Give a verbatim copy of the lines below, minus the pictures.

BEGIN DATASET EXTRACT

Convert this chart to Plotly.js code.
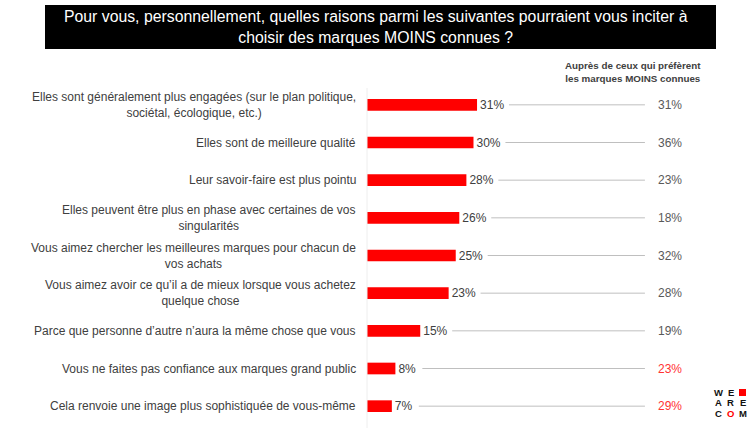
<!DOCTYPE html>
<html>
<head>
<meta charset="utf-8">
<script src="https://cdn.plot.ly/plotly-3.0.1.min.js"></script>
<style>html,body{margin:0;padding:0;background:#fff;}#chart{width:750px;height:431px;}</style>
</head>
<body>
<div id="chart"></div>
<script>
// ---- data ----
const categories = [
  "Elles sont généralement plus engagées (sur le plan politique,<br>sociétal, écologique, etc.)",
  "Elles sont de meilleure qualité",
  "Leur savoir-faire est plus pointu",
  "Elles peuvent être plus en phase avec certaines de vos<br>singularités",
  "Vous aimez chercher les meilleures marques pour chacun de<br>vos achats",
  "Vous aimez avoir ce qu’il a de mieux lorsque vous achetez<br>quelque chose",
  "Parce que personne d’autre n’aura la même chose que vous",
  "Vous ne faites pas confiance aux marques grand public",
  "Cela renvoie une image plus sophistiquée de vous-même"
];
const totalValues = [31, 30, 28, 26, 25, 23, 15, 8, 7];
const moinsValues = [31, 36, 23, 18, 32, 28, 19, 23, 29];
const moinsHighlight = [false, false, false, false, false, false, false, true, true];
const titleText = "Pour vous, personnellement, quelles raisons parmi les suivantes pourraient vous inciter à<br>choisir des marques MOINS connues ?";
const columnHeader = ["Auprès de ceux qui préfèrent", "les marques MOINS connues"];
const logoLetters = [["W", "E", ""], ["A", "R", "E"], ["C", "O", "M"]];
const logoRed = [[false, false, true], [false, false, false], [false, true, false]];

// ---- layout helpers ----
const W = 750, H = 431;
const px = x => x / W;
const py = y => (H - y) / H;
const font = "Liberation Sans, Arial, sans-serif";
const idx = categories.map((_, i) => i);

const trace = {
  type: 'bar',
  orientation: 'h',
  x: totalValues,
  y: idx,
  marker: {color: '#ff0000'},
  width: 0.31,
  text: totalValues.map(v => v + '%'),
  textposition: 'outside',
  constraintext: 'none',
  cliponaxis: false,
  textfont: {family: font, size: 12, color: '#404040'},
  hoverinfo: 'skip'
};

const shapes = [
  {type: 'rect', xref: 'paper', yref: 'paper', x0: px(45), x1: px(716), y0: py(49), y1: py(5),
   fillcolor: '#000', line: {width: 0}},
  {type: 'line', xref: 'paper', yref: 'paper', x0: px(367), x1: px(367),
   y0: py(428), y1: py(88), line: {color: '#eeeeee', width: 1}},
  // logo red square
  {type: 'rect', xref: 'paper', yref: 'paper', x0: px(739), x1: px(746), y0: py(396), y1: py(389),
   fillcolor: '#ff0000', line: {width: 0}}
];
const lineEnd = 78.3;
totalValues.forEach((v, i) => {
  const gap = v >= 10 ? 9.0 : 7.6;
  shapes.push({type: 'line', xref: 'x', yref: 'y', x0: v + gap, x1: lineEnd, y0: i, y1: i,
    line: {color: '#bfbfbf', width: 1}});
});

const annotations = [
  {text: titleText, xref: 'paper', yref: 'paper', x: px(376), y: py(27), xanchor: 'center', yanchor: 'middle',
   showarrow: false, align: 'center', font: {family: font, size: 15.8, color: '#fff'}},
  {text: columnHeader.map(s => '<b>' + s + '</b>').join('<br>'), xref: 'paper', yref: 'paper',
   x: px(633), y: py(72), xanchor: 'center', yanchor: 'middle', showarrow: false, align: 'center',
   font: {family: font, size: 9.8, color: '#404040'}}
];
categories.forEach((c, i) => {
  annotations.push({text: c, xref: 'paper', yref: 'y', x: px(358), y: i, xanchor: 'right', yanchor: 'middle',
    showarrow: false, align: 'center', font: {family: font, size: 12, color: '#404040'}});
  annotations.push({text: moinsValues[i] + '%', xref: 'paper', yref: 'y', x: px(670), y: i,
    xanchor: 'center', yanchor: 'middle', showarrow: false,
    font: {family: font, size: 12, color: moinsHighlight[i] ? '#ff3333' : '#595959'}});
});
logoLetters.forEach((row, r) => {
  row.forEach((ch, c) => {
    if (!ch) return;
    annotations.push({text: '<b>' + ch + '</b>', xref: 'paper', yref: 'paper',
      x: px(718.5 + c * 12), y: py(392.5 + r * 10.3), xanchor: 'center', yanchor: 'middle',
      showarrow: false, font: {family: font, size: 9.5, color: logoRed[r][c] ? '#ff0000' : '#111'}});
  });
});

const layout = {
  width: W, height: H,
  margin: {l: 0, r: 0, t: 0, b: 0},
  paper_bgcolor: '#fff', plot_bgcolor: '#fff',
  showlegend: false,
  xaxis: {domain: [px(367), 1], range: [0, 107.9], showgrid: false, zeroline: false,
          showticklabels: false, ticks: '', fixedrange: true},
  yaxis: {domain: [py(425), py(86)], range: [8.5, -0.5], showgrid: false, zeroline: false,
          showticklabels: false, ticks: '', showline: false, fixedrange: true},
  shapes: shapes,
  annotations: annotations,
  bargap: 0.69
};

Plotly.newPlot('chart', [trace], layout, {displayModeBar: false, staticPlot: true});
</script>
</body>
</html>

END DATASET EXTRACT

◆ **FINISHED EXERCISE**:
Convert this chart to Plotly.js code.
<!DOCTYPE html>
<html>
<head>
<meta charset="utf-8">
<script src="https://cdn.plot.ly/plotly-3.0.1.min.js"></script>
<style>html,body{margin:0;padding:0;background:#fff;}#chart{width:750px;height:431px;}</style>
</head>
<body>
<div id="chart"></div>
<script>
// ---- data ----
const categories = [
  "Elles sont généralement plus engagées (sur le plan politique,<br>sociétal, écologique, etc.)",
  "Elles sont de meilleure qualité",
  "Leur savoir-faire est plus pointu",
  "Elles peuvent être plus en phase avec certaines de vos<br>singularités",
  "Vous aimez chercher les meilleures marques pour chacun de<br>vos achats",
  "Vous aimez avoir ce qu’il a de mieux lorsque vous achetez<br>quelque chose",
  "Parce que personne d’autre n’aura la même chose que vous",
  "Vous ne faites pas confiance aux marques grand public",
  "Cela renvoie une image plus sophistiquée de vous-même"
];
const totalValues = [31, 30, 28, 26, 25, 23, 15, 8, 7];
const moinsValues = [31, 36, 23, 18, 32, 28, 19, 23, 29];
const moinsHighlight = [false, false, false, false, false, false, false, true, true];
const titleText = "Pour vous, personnellement, quelles raisons parmi les suivantes pourraient vous inciter à<br>choisir des marques MOINS connues ?";
const columnHeader = ["Auprès de ceux qui préfèrent", "les marques MOINS connues"];
const logoLetters = [["W", "E", ""], ["A", "R", "E"], ["C", "O", "M"]];
const logoRed = [[false, false, true], [false, false, false], [false, true, false]];

// ---- layout helpers ----
const W = 750, H = 431;
const px = x => x / W;
const py = y => (H - y) / H;
const font = "Liberation Sans, Arial, sans-serif";
const idx = categories.map((_, i) => i);

const trace = {
  type: 'bar',
  orientation: 'h',
  x: totalValues,
  y: idx,
  marker: {color: '#ff0000'},
  width: 0.31,
  text: totalValues.map(v => v + '%'),
  textposition: 'outside',
  constraintext: 'none',
  cliponaxis: false,
  textfont: {family: font, size: 12, color: '#404040'},
  hoverinfo: 'skip'
};

const shapes = [
  {type: 'rect', xref: 'paper', yref: 'paper', x0: px(45), x1: px(716), y0: py(49), y1: py(5),
   fillcolor: '#000', line: {width: 0}},
  {type: 'line', xref: 'paper', yref: 'paper', x0: px(367), x1: px(367),
   y0: py(428), y1: py(88), line: {color: '#eeeeee', width: 1}},
  // logo red square
  {type: 'rect', xref: 'paper', yref: 'paper', x0: px(739), x1: px(746), y0: py(396), y1: py(389),
   fillcolor: '#ff0000', line: {width: 0}}
];
const lineEnd = 78.3;
totalValues.forEach((v, i) => {
  const gap = v >= 10 ? 9.0 : 7.6;
  shapes.push({type: 'line', xref: 'x', yref: 'y', x0: v + gap, x1: lineEnd, y0: i, y1: i,
    line: {color: '#bfbfbf', width: 1}});
});

const annotations = [
  {text: titleText, xref: 'paper', yref: 'paper', x: px(376), y: py(27), xanchor: 'center', yanchor: 'middle',
   showarrow: false, align: 'center', font: {family: font, size: 15.8, color: '#fff'}},
  {text: columnHeader.map(s => '<b>' + s + '</b>').join('<br>'), xref: 'paper', yref: 'paper',
   x: px(633), y: py(72), xanchor: 'center', yanchor: 'middle', showarrow: false, align: 'center',
   font: {family: font, size: 9.8, color: '#404040'}}
];
categories.forEach((c, i) => {
  annotations.push({text: c, xref: 'paper', yref: 'y', x: px(358), y: i, xanchor: 'right', yanchor: 'middle',
    showarrow: false, align: 'center', font: {family: font, size: 12, color: '#404040'}});
  annotations.push({text: moinsValues[i] + '%', xref: 'paper', yref: 'y', x: px(670), y: i,
    xanchor: 'center', yanchor: 'middle', showarrow: false,
    font: {family: font, size: 12, color: moinsHighlight[i] ? '#ff3333' : '#595959'}});
});
logoLetters.forEach((row, r) => {
  row.forEach((ch, c) => {
    if (!ch) return;
    annotations.push({text: '<b>' + ch + '</b>', xref: 'paper', yref: 'paper',
      x: px(718.5 + c * 12), y: py(392.5 + r * 10.3), xanchor: 'center', yanchor: 'middle',
      showarrow: false, font: {family: font, size: 9.5, color: logoRed[r][c] ? '#ff0000' : '#111'}});
  });
});

const layout = {
  width: W, height: H,
  margin: {l: 0, r: 0, t: 0, b: 0},
  paper_bgcolor: '#fff', plot_bgcolor: '#fff',
  showlegend: false,
  xaxis: {domain: [px(367), 1], range: [0, 107.9], showgrid: false, zeroline: false,
          showticklabels: false, ticks: '', fixedrange: true},
  yaxis: {domain: [py(425), py(86)], range: [8.5, -0.5], showgrid: false, zeroline: false,
          showticklabels: false, ticks: '', showline: false, fixedrange: true},
  shapes: shapes,
  annotations: annotations,
  bargap: 0.69
};

Plotly.newPlot('chart', [trace], layout, {displayModeBar: false, staticPlot: true});
</script>
</body>
</html>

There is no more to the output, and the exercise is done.